*** Supplied material ***
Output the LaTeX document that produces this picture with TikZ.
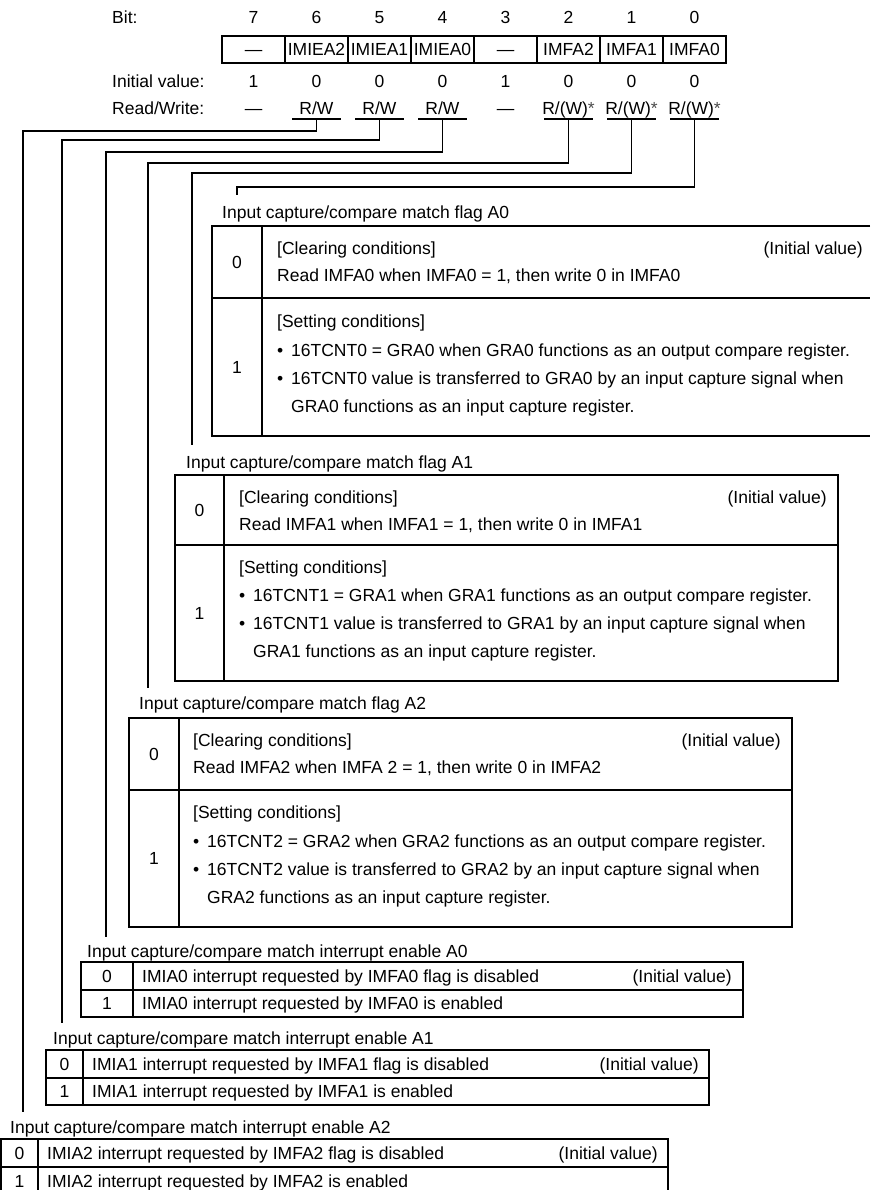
\documentclass[tikz,border=0pt]{standalone}
\usepackage{fontspec}
\setmainfont{Liberation Sans}
\newcommand\regfs{\fontsize{17.5}{21}\selectfont}
\tikzset{
  txt/.style={inner sep=0pt, text height=12.5pt, text depth=0pt, font=\regfs},
  ln/.style={line width=1.1pt, draw=black},
  cell/.style={draw=black, line width=1.1pt, minimum width=63pt, minimum height=27pt, inner sep=0pt, text height=12.5pt, text depth=0pt, font=\regfs},
  bul/.style={txt, anchor=west}
}
\newcommand\bl{\makebox[14pt][l]{•}}
\newcommand\rwstar{R/(W){\color{black!70}*}}
\begin{document}
\begin{tikzpicture}[x=1pt,y=-1pt]
\useasboundingbox (0,0) rectangle (870,1190);

% ---------- header ----------
\node[txt,anchor=west] (lbit) at (112,17) {Bit:};
\node[txt,anchor=west] (linit) at (112,81) {Initial value:};
\node[txt,anchor=west] (lrw) at (112,108) {Read/Write:};

\foreach \i/\b/\nm/\iv/\rw in {0/7/{—}/1/{—},1/6/{IMIEA2}/0/{R/W},2/5/{IMIEA1}/0/{R/W},3/4/{IMIEA0}/0/{R/W},4/3/{—}/1/{—},5/2/{IMFA2}/0/{\rwstar},6/1/{IMFA1}/0/{\rwstar},7/0/{IMFA0}/0/{\rwstar}}{
  \pgfmathsetmacro\cx{253.5+63*\i}
  \node[txt] (bit\b) at (\cx,17) {\b};
  \node[cell] (reg\b) at (\cx,49.5) {\nm};
  \node[txt] (iv\b) at (\cx,81) {\iv};
  \node[txt] (rw\b) at (\cx,108) {\rw};
}

% underlines below R/W entries
\foreach \b/\cx in {6/316.5,5/379.5,4/442.5,2/568.5,1/631.5,0/694.5}{
  \coordinate (u\b) at (\cx,119);
  \draw[ln] ([xshift=-24.5pt]u\b) -- ([xshift=24.5pt]u\b);
}

% connector corners and ends
\coordinate (k6) at (23,131);  \coordinate (e6) at (23,1112);
\coordinate (k5) at (62,140);  \coordinate (e5) at (62,1023);
\coordinate (k4) at (106,152); \coordinate (e4) at (106,937);
\coordinate (k2) at (148,163); \coordinate (e2) at (148,688);
\coordinate (k1) at (192,173); \coordinate (e1) at (192,445);
\coordinate (k0) at (237,187); \coordinate (e0) at (237,195);
\foreach \b in {6,5,4,2,1,0}{
  \draw[ln] (u\b) |- (k\b) -- (e\b);
}

% ---------- flag A0 ----------
\node[txt,anchor=west] (lA0) at (222,212) {Input capture/compare match flag A0};
\draw[ln] (870,226) -- (212,226) -- (212,436) -- (870,436);
\draw[ln] (262,226) -- (262,436);
\draw[ln] (212,298) -- (870,298);
\node[txt] (a0v0) at (237,262) {0};
\node[txt,anchor=west] (a0c) at (277,248) {[Clearing conditions]};
\node[txt,anchor=east] (a0i) at (863,248) {(Initial value)};
\node[txt,anchor=west] (a0r) at (277,275) {Read IMFA0 when IMFA0 = 1, then write 0 in IMFA0};
\node[txt] (a0v1) at (237,367) {1};
\node[txt,anchor=west] (a0s) at (277,321) {[Setting conditions]};
\node[bul] (a0b1) at (277,350) {\bl 16TCNT0 = GRA0 when GRA0 functions as an output compare register.};
\node[bul] (a0b2) at (277,378) {\bl 16TCNT0 value is transferred to GRA0 by an input capture signal when};
\node[bul] (a0b3) at (291,406) {GRA0 functions as an input capture register.};

% ---------- flag A1 ----------
\node[txt,anchor=west] (lA1) at (186,462) {Input capture/compare match flag A1};
\draw[ln] (175,475) rectangle (838,681);
\draw[ln] (224,475) -- (224,681);
\draw[ln] (175,545) -- (838,545);
\node[txt] (a1v0) at (199.5,510) {0};
\node[txt,anchor=west] (a1c) at (239,497) {[Clearing conditions]};
\node[txt,anchor=east] (a1i) at (827,497) {(Initial value)};
\node[txt,anchor=west] (a1r) at (239,524) {Read IMFA1 when IMFA1 = 1, then write 0 in IMFA1};
\node[txt] (a1v1) at (199.5,613) {1};
\node[txt,anchor=west] (a1s) at (239,567) {[Setting conditions]};
\node[bul] (a1b1) at (239,595) {\bl 16TCNT1 = GRA1 when GRA1 functions as an output compare register.};
\node[bul] (a1b2) at (239,623) {\bl 16TCNT1 value is transferred to GRA1 by an input capture signal when};
\node[bul] (a1b3) at (253,651) {GRA1 functions as an input capture register.};

% ---------- flag A2 ----------
\node[txt,anchor=west] (lA2) at (139,703) {Input capture/compare match flag A2};
\draw[ln] (129,718) rectangle (792,927);
\draw[ln] (179,718) -- (179,927);
\draw[ln] (129,790) -- (792,790);
\node[txt] (a2v0) at (154,754) {0};
\node[txt,anchor=west] (a2c) at (193,740) {[Clearing conditions]};
\node[txt,anchor=east] (a2i) at (781,740) {(Initial value)};
\node[txt,anchor=west] (a2r) at (193,767) {Read IMFA2 when IMFA 2 = 1, then write 0 in IMFA2};
\node[txt] (a2v1) at (154,858) {1};
\node[txt,anchor=west] (a2s) at (193,812) {[Setting conditions]};
\node[bul] (a2b1) at (193,841) {\bl 16TCNT2 = GRA2 when GRA2 functions as an output compare register.};
\node[bul] (a2b2) at (193,869) {\bl 16TCNT2 value is transferred to GRA2 by an input capture signal when};
\node[bul] (a2b3) at (207,897) {GRA2 functions as an input capture register.};

% ---------- interrupt enable A0 ----------
\node[txt,anchor=west] (lE0) at (87,951) {Input capture/compare match interrupt enable A0};
\draw[ln] (81,962) rectangle (743,1017);
\draw[ln] (133,962) -- (133,1017);
\draw[ln] (81,990) -- (743,990);
\node[txt] (e0v0) at (107,976) {0};
\node[txt,anchor=west] (e0t0) at (142,976) {IMIA0 interrupt requested by IMFA0 flag is disabled};
\node[txt,anchor=east] (e0i) at (732,976) {(Initial value)};
\node[txt] (e0v1) at (107,1003.5) {1};
\node[txt,anchor=west] (e0t1) at (142,1003.5) {IMIA0 interrupt requested by IMFA0 is enabled};

% ---------- interrupt enable A1 ----------
\node[txt,anchor=west] (lE1) at (53,1038) {Input capture/compare match interrupt enable A1};
\draw[ln] (46,1050) rectangle (709,1105);
\draw[ln] (83,1050) -- (83,1105);
\draw[ln] (46,1078) -- (709,1078);
\node[txt] (e1v0) at (64.5,1064) {0};
\node[txt,anchor=west] (e1t0) at (92,1064) {IMIA1 interrupt requested by IMFA1 flag is disabled};
\node[txt,anchor=east] (e1i) at (699,1064) {(Initial value)};
\node[txt] (e1v1) at (64.5,1091.5) {1};
\node[txt,anchor=west] (e1t1) at (92,1091.5) {IMIA1 interrupt requested by IMFA1 is enabled};

% ---------- interrupt enable A2 ----------
\node[txt,anchor=west] (lE2) at (10,1127) {Input capture/compare match interrupt enable A2};
\draw[ln] (1,1139) rectangle (668,1195);
\draw[ln] (38,1139) -- (38,1195);
\draw[ln] (1,1167) -- (668,1167);
\node[txt] (e2v0) at (19.5,1153) {0};
\node[txt,anchor=west] (e2t0) at (47,1153) {IMIA2 interrupt requested by IMFA2 flag is disabled};
\node[txt,anchor=east] (e2i) at (658,1153) {(Initial value)};
\node[txt] (e2v1) at (19.5,1181) {1};
\node[txt,anchor=west] (e2t1) at (47,1181) {IMIA2 interrupt requested by IMFA2 is enabled};
\end{tikzpicture}
\end{document}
***
**Aim**
From the first line of the material down to the line containing "(lrw) at (112,108)", inclusive, return each line exactly, skipping any picture.

**In response**
Output the LaTeX document that produces this picture with TikZ.
\documentclass[tikz,border=0pt]{standalone}
\usepackage{fontspec}
\setmainfont{Liberation Sans}
\newcommand\regfs{\fontsize{17.5}{21}\selectfont}
\tikzset{
  txt/.style={inner sep=0pt, text height=12.5pt, text depth=0pt, font=\regfs},
  ln/.style={line width=1.1pt, draw=black},
  cell/.style={draw=black, line width=1.1pt, minimum width=63pt, minimum height=27pt, inner sep=0pt, text height=12.5pt, text depth=0pt, font=\regfs},
  bul/.style={txt, anchor=west}
}
\newcommand\bl{\makebox[14pt][l]{•}}
\newcommand\rwstar{R/(W){\color{black!70}*}}
\begin{document}
\begin{tikzpicture}[x=1pt,y=-1pt]
\useasboundingbox (0,0) rectangle (870,1190);

% ---------- header ----------
\node[txt,anchor=west] (lbit) at (112,17) {Bit:};
\node[txt,anchor=west] (linit) at (112,81) {Initial value:};
\node[txt,anchor=west] (lrw) at (112,108) {Read/Write:};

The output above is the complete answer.